Understand Their Real Fears
Before you can address their concerns, you need to understand them. Pakistani parents' objections usually come from:
- Fear you'll be hurt by the wrong person
- Social pressure from relatives and community
- Concerns about compatibility (religion, class, values)
- Fear of losing you to another family
- Not knowing this person at all
The Strategy
- Start with yourself. Are you genuinely sure about this person? Have you known them long enough? Your own confidence matters.
- Choose the right moment. Not when they're stressed, tired, or in public. One-on-one with your most understanding parent first.
- Start with values, not the person. "Ammi/Abbu, I want to talk about marriage — how I want it to work." Before naming anyone.
- Introduce slowly. A name, then a role, then qualities, then a meeting. Don't drop everything at once.
- Let them feel in control. They need to feel they have a role in the process, not that they're being bypassed.
Addressing Specific Objections
"We don't know their family"
Offer to arrange a meeting. Let the families know each other. This is the normal process — you're not skipping it, you're initiating it.
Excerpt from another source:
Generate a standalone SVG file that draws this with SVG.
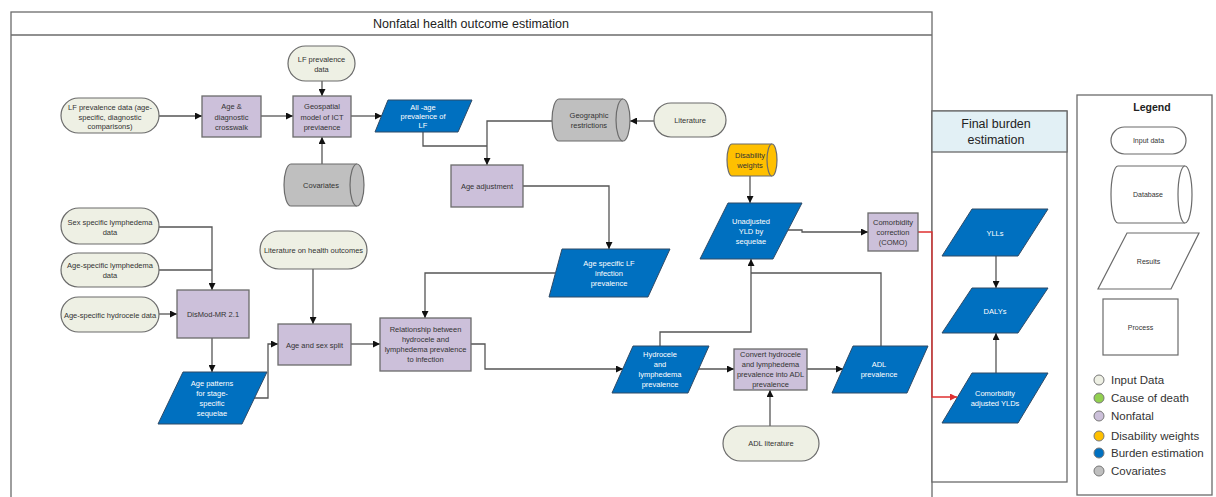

"They're a different caste/ethnicity"
Islam is unambiguous: there is no superiority except in piety. Bring a scholar or elder they respect to have this conversation if needed.
"You're too young"
If you're an adult, this is a timing objection, not a fundamental one. Discuss what milestones would make them comfortable — career stability, completing education.
"We've already found someone"
Acknowledge and respect their effort. Ask to be included in the process, not bypassed. Express your right to consent while honouring their role.